** BEGIN **
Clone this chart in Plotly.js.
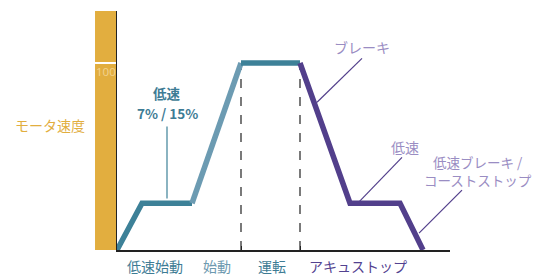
** END **
** BEGIN **
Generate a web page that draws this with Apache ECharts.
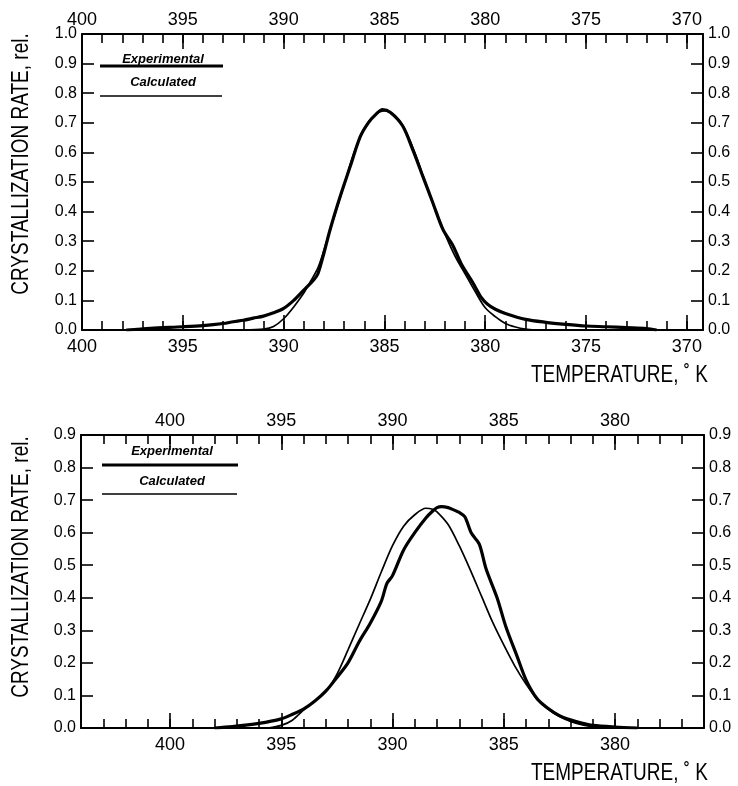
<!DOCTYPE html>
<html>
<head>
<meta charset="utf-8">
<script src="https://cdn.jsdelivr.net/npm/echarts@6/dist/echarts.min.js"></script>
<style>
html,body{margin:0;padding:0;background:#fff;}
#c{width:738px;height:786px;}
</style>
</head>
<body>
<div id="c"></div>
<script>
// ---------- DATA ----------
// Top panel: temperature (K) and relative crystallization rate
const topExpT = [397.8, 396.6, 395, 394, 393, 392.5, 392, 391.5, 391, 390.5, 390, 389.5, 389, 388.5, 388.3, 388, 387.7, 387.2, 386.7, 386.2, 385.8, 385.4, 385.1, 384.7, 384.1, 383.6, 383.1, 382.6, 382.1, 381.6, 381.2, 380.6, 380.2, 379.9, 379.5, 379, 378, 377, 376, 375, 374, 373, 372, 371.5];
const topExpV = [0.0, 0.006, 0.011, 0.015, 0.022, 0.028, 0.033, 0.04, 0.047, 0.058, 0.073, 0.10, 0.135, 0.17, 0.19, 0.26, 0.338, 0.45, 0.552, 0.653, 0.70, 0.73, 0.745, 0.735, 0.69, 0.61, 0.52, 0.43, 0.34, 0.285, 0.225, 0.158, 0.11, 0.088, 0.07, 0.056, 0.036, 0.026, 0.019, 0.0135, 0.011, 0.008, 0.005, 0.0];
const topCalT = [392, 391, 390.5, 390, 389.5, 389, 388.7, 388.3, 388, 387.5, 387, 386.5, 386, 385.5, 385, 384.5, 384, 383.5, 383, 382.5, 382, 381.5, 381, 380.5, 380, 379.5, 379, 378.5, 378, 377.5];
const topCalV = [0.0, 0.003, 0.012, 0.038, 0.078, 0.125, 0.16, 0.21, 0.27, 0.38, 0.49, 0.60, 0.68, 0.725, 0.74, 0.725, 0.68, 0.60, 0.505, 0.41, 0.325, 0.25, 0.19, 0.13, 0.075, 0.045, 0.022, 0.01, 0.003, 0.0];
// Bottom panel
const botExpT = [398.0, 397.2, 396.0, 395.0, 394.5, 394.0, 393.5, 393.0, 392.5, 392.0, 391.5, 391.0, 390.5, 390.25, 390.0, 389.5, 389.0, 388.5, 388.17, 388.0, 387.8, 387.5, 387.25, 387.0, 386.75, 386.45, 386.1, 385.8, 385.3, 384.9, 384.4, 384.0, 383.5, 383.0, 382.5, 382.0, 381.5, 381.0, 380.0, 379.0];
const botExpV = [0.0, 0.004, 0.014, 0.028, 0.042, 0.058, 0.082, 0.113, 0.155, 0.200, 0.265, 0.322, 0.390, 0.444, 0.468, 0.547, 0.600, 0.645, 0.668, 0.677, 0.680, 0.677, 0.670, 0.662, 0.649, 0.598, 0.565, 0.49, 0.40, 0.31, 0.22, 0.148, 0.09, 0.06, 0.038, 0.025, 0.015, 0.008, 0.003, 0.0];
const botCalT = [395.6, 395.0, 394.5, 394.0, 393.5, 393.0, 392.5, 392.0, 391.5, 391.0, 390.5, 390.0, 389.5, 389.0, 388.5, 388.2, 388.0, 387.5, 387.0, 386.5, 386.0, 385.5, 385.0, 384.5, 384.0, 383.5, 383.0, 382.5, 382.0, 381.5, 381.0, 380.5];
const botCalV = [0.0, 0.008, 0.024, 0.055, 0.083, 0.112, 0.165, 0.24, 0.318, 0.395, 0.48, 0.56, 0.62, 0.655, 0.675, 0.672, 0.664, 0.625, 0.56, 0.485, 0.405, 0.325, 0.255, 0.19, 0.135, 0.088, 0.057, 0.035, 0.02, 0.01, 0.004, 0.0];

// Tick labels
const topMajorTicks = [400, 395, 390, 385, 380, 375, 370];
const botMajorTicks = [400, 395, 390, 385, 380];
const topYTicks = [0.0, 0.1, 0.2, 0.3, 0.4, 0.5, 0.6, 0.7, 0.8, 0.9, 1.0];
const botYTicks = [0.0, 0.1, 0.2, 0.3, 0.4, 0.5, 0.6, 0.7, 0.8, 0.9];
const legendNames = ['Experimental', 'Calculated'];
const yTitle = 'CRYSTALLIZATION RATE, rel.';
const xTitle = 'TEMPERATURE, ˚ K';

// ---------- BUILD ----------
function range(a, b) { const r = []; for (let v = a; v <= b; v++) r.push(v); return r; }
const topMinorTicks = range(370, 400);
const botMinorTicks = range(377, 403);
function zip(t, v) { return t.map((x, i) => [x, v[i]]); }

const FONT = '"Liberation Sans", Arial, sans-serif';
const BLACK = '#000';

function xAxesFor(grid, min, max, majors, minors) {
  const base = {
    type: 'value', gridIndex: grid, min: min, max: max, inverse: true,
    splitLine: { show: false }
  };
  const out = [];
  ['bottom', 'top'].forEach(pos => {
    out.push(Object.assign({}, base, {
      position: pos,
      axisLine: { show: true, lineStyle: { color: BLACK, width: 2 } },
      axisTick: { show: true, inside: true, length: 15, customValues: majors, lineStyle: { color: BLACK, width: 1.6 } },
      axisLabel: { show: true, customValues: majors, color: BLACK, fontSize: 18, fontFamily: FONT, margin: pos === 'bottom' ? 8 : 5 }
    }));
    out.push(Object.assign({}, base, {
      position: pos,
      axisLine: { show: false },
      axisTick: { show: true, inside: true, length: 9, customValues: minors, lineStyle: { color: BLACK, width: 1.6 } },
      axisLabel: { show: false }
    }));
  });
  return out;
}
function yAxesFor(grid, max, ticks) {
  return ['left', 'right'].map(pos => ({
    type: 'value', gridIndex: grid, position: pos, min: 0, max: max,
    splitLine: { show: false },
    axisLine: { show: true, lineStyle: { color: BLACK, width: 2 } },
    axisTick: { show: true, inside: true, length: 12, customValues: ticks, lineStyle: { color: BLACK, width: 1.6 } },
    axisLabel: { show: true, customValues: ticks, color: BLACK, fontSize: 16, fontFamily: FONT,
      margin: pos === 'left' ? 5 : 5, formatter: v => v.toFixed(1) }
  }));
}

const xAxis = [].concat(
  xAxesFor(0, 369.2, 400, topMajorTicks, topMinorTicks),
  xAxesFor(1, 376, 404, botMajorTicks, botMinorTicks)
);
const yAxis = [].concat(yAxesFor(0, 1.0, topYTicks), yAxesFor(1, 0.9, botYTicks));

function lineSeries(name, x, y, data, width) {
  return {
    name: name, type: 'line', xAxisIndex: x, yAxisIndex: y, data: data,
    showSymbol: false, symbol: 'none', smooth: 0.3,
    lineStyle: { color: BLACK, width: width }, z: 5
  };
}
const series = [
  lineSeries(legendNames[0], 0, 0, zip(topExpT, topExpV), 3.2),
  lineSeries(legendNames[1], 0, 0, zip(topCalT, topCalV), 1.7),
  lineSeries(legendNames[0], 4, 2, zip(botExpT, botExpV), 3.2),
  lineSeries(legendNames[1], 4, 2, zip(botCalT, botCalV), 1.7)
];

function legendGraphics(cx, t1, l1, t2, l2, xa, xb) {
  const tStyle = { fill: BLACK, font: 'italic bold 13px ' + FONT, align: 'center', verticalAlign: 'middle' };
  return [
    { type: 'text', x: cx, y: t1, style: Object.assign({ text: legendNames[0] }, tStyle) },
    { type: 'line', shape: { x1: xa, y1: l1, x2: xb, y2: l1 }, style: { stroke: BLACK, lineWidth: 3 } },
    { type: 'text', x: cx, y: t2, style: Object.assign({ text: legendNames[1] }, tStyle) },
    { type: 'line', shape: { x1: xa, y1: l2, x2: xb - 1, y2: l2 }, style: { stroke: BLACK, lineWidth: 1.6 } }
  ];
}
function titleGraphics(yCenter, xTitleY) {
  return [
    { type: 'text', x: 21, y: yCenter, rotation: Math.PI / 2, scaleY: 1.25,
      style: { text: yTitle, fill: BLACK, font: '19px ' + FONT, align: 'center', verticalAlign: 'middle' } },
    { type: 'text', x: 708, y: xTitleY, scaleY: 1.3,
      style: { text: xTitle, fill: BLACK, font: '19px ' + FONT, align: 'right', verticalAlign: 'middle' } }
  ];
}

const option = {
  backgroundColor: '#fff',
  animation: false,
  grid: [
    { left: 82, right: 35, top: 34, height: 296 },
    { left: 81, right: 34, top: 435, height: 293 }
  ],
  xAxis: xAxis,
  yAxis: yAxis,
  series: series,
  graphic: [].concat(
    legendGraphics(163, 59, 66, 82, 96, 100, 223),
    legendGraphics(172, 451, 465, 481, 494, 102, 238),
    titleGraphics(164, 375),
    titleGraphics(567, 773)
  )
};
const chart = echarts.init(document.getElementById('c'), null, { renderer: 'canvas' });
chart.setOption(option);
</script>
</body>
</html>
** END **
- Task description -
Look through the data above. Each line containing the word "this" needs to be copied.

- Written reply -
Clone this chart in Plotly.js.
Generate a web page that draws this with Apache ECharts.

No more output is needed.